Decommissioning a hyperscale data center is an organized, multi-phase process requiring precision in planning, data protection, execution, and compliance. Given the size and interconnectivity of these environments, even minor oversights can pose serious dangers.

With the appropriate methodology, enterprises may not only ensure a secure transition but also recover value and satisfy sustainability objectives. As a result, decommissioning is transformed into a strategic component of the data center lifespan.

FAQs

What are the steps in the decommissioning process?

The decommissioning process starts with notifying authorities that operations have stopped. A decommissioning plan is then submitted and approved. After approval, the plan is carried out, including dismantling and cleanup. Finally, inspections and documentation confirm everything has been completed properly and meets all regulatory requirements.

What are the big 5 hyperscalers?

The five major hyperscale providers are Amazon Web Services (AWS), Google Cloud, Microsoft Azure, IBM Cloud, and Oracle Cloud. Together, they deliver a wide range of services, including computing power, storage, AI/ML capabilities, and advanced security solutions.

What are the challenges of hyperscale data centers?

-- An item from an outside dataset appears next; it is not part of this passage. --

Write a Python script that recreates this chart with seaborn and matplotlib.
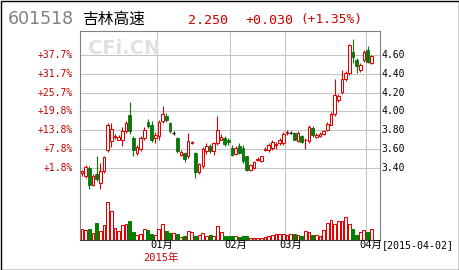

Hyperscale data centers often face delays due to power limitations, regulatory hurdles, supply chain disruptions, and labor shortages. However, with proactive planning, these challenges can be managed, making workforce readiness a key factor in keeping projects on track.

What is the future of hyperscale data?

The hyperscale data center market is rapidly expanding, becoming a core pillar of the global digital economy. It is projected to grow from USD 160.55 billion in 2025 to USD 579.98 billion by 2032, reflecting a strong CAGR of 20.13%.

How quickly do data centers become obsolete?

Like most commercial buildings, the core structure can last well beyond 20 years. However, the internal systems, such as IT equipment, power infrastructure, and cooling systems. Typically have a lifespan of 10–20 years before becoming outdated or inefficient.